Asset managers should “not even think about” passing on the cost of forthcoming financial market regulation to pension schemes, a chief investment officer (CIO) has warned.
Mike Weston, CIO at the £2bn Daily Mail and General Trust pension schemes and vice chairman of the NAPF DB council, fired the warning at the asset management community while discussing the impact of forthcoming financial regulation, including the European Market Infrastructure Regulation (EMIR), Markets in Financial Instruments Directive (MIFID) and Solvency II, on pension funds.
He said: “We don’t know how much fund management costs us now, let alone incremental costs of regulation. Please don’t think about passing these marginal costs on to us, they have to be absorbed by you.”
“The days when these would be passed on with no comment has gone.”
In the same session, Sackers associate director and derivative specialist Sebastian Reger said he was sceptical about the ability for regulators to properly regulate financial markets because they are “complex, dynamic and international”.
He said 39 regulatory measures had been put in place to reform the market since 2007 and 37 of these were underway with two yet to start – including revisions to the IORP directive through Solvency II.
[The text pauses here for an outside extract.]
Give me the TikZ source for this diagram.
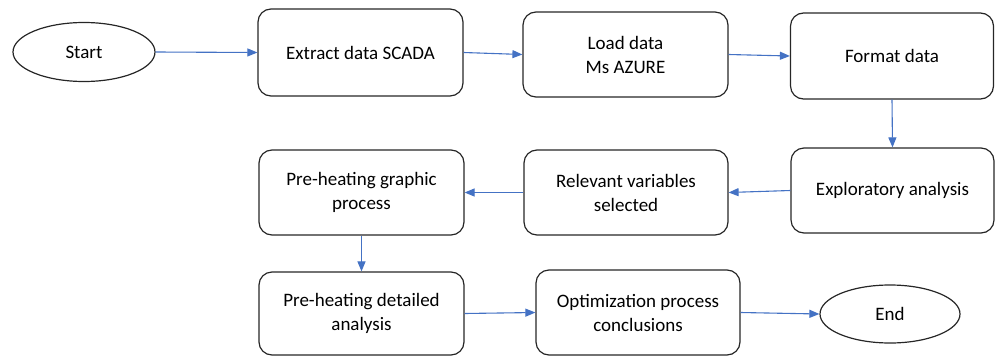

A vote among audience members revealed 64% viewed Solvency II as the biggest concern to their scheme.
Delegate Howard Brindle, chief operating officer at the Universities Superannuation Scheme, said his scheme has a deficit of around £6.5bn which could potentially hit £30-40bn if Solvency II was implemented.
“Direct infrastructure we view as a safe, steady asset but Solvency II doesn’t so there are a number of challenges for a scheme with a large covenant. Mark to market takes away some of the long-term benefit pension funds offer.”
The EU has currently shelved plans to implement the Holistic Balance Sheet, but NAPF chairman Ruston Smith warned delegates in his opening speech that it was “still looming” as a threat to UK pensions.